Fortunately SAS was formed and, over my surfing career, has been instrumental in achieving the improvements we have seen to date – but the work is far from over.
As the road network improved my surf spots slowly moved south, finally settling in Cornwall in 2000 with my family. My local break is Mawgan Porth. We still get the sewage pollution events on the Menalhyl River but there is another issue that is now dominating the sea quality and safety, and this is the run off of slurry, manure and silage from livestock farms. This is becoming a crisis for both sea, soil and water courses alike.
As climate change starts to kick in tropical-like cloud bursts are common and if they consistently happen over a slurry lagoon it can fill in days and weeks rather than months.
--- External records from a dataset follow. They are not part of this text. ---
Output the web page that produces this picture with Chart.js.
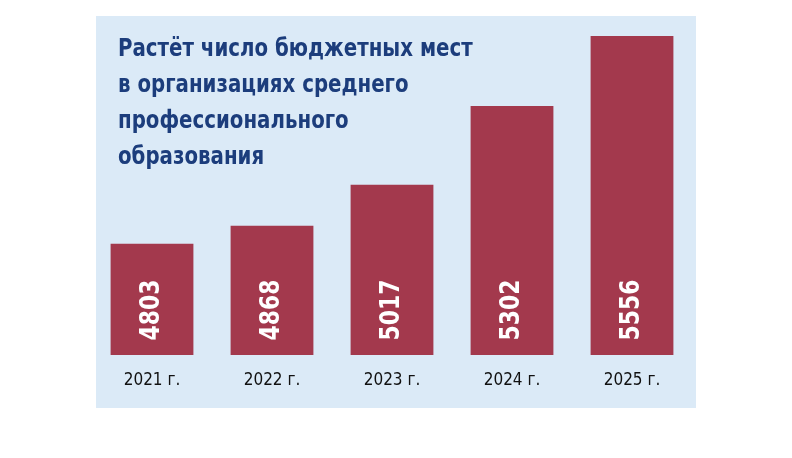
<!DOCTYPE html>
<html><head><meta charset="utf-8">
<script src="https://cdn.jsdelivr.net/npm/chart.js@4"></script>
<style>
body{margin:0;background:#fff;width:792px;height:458px;overflow:hidden}
#wrap{position:relative;width:792px;height:458px}
#title{position:absolute;left:118px;top:30px;font-family:"DejaVu Sans Condensed","DejaVu Sans";font-weight:bold;font-size:25px;line-height:36px;color:#1c3d7c;transform:scaleX(0.88);transform-origin:left top;white-space:nowrap}
</style></head>
<body><div id="wrap"><canvas id="c" width="792" height="458"></canvas>
<div id="title">Растёт число бюджетных мест<br>в организациях среднего<br>профессионального<br>образования</div></div>
<script>
let years = ['2021 г.', '2022 г.', '2023 г.', '2024 г.', '2025 г.']
let places = [4803, 4868, 5017, 5302, 5556]

// light blue panel behind everything
const panel = {
  id: 'panel',
  beforeDraw(chart) {
    const ctx = chart.ctx
    ctx.save()
    ctx.fillStyle = '#dbeaf7'
    ctx.fillRect(96, 16, 600, 392)
    ctx.restore()
  }
}

// numbers inside bars and years under them
const labels = {
  id: 'labels',
  afterDatasetsDraw(chart) {
    const ctx = chart.ctx
    const meta = chart.getDatasetMeta(0)
    const x = chart.scales.x
    const bottom = chart.chartArea.bottom
    ctx.save()
    meta.data.forEach((bar, i) => {
      ctx.save()
      ctx.translate(bar.x, bottom - 45)
      ctx.rotate(-Math.PI / 2)
      ctx.fillStyle = '#fff'
      ctx.font = 'bold 27px "DejaVu Sans Condensed"'
      ctx.textAlign = 'center'
      ctx.textBaseline = 'middle'
      ctx.scale(0.9, 1)
      ctx.fillText(places[i], 0, 0)
      ctx.restore()
      ctx.fillStyle = '#111'
      ctx.font = '17px "Liberation Sans Narrow", "DejaVu Sans Condensed"'
      ctx.textAlign = 'center'
      ctx.textBaseline = 'middle'
      ctx.fillText(years[i], x.getPixelForValue(i), 381)
    })
    ctx.restore()
  }
}

new Chart(document.getElementById('c'), {
  type: 'bar',
  data: {
    labels: years,
    datasets: [{ data: places, backgroundColor: '#a3394d', barPercentage: 0.69, categoryPercentage: 1 }]
  },
  options: {
    responsive: false,
    animation: false,
    layout: { padding: { left: 92, right: 100, top: 16, bottom: 103 } },
    plugins: { legend: { display: false }, tooltip: { enabled: false } },
    scales: {
      x: { display: false },
      y: { display: false, min: 4400, max: 5628 }
    }
  },
  plugins: [panel, labels]
})
</script></body></html>
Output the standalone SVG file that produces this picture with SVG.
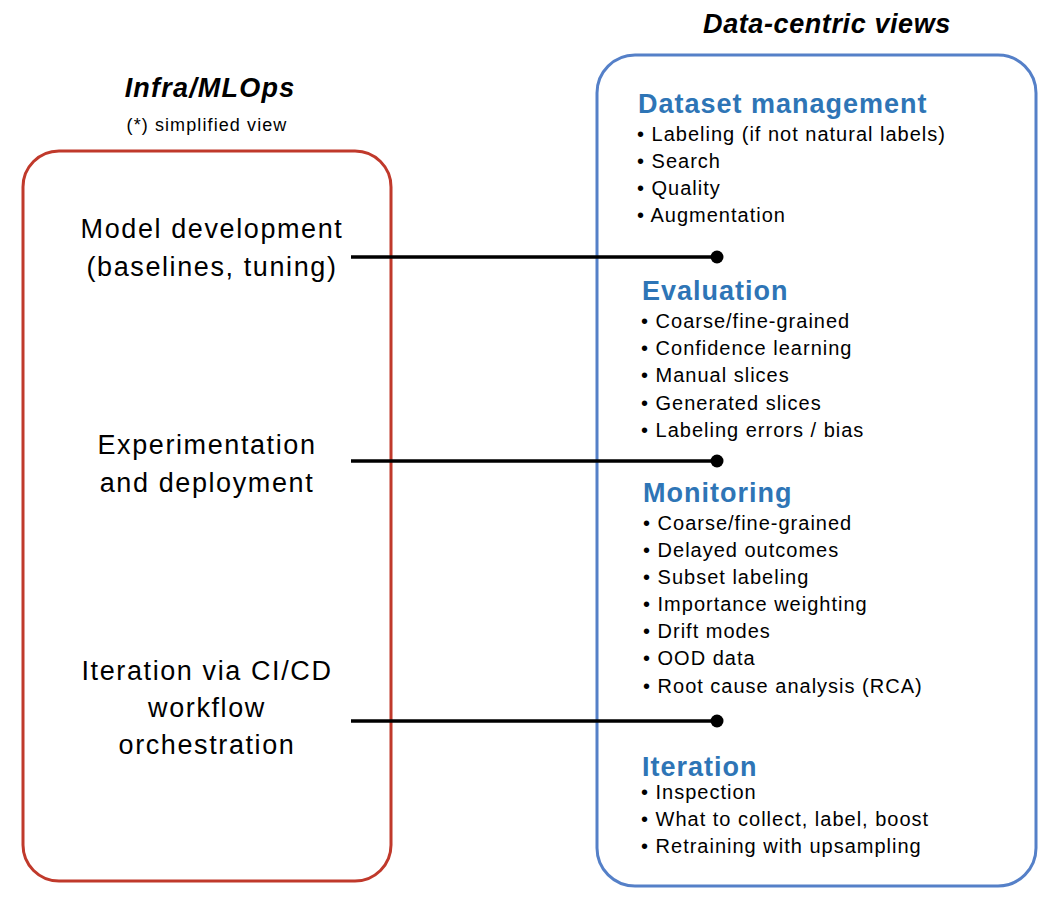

The resulting run-off flows over saturated ground into the waterways killing wildlife and poisoning the sea.
My company Bennamann is now working hard with Cornwall council and farmers to not only solve the issue but also provide a completely sustainable fuel and extra income for the farmers. Slurry lagoons produce copious amounts of biogas which contains CO2 and methane. Methane is a greenhouse gas 86 times more powerful than CO2. We capture it and convert it into a clean fuel that can power tractors, trucks and mobile generators that can power the farm or used to charge mobile electric vehicles.
My vision is to see the seas and waterways of UK and beyond returned to their natural state, i.e., crystal clear, and full of diverse life.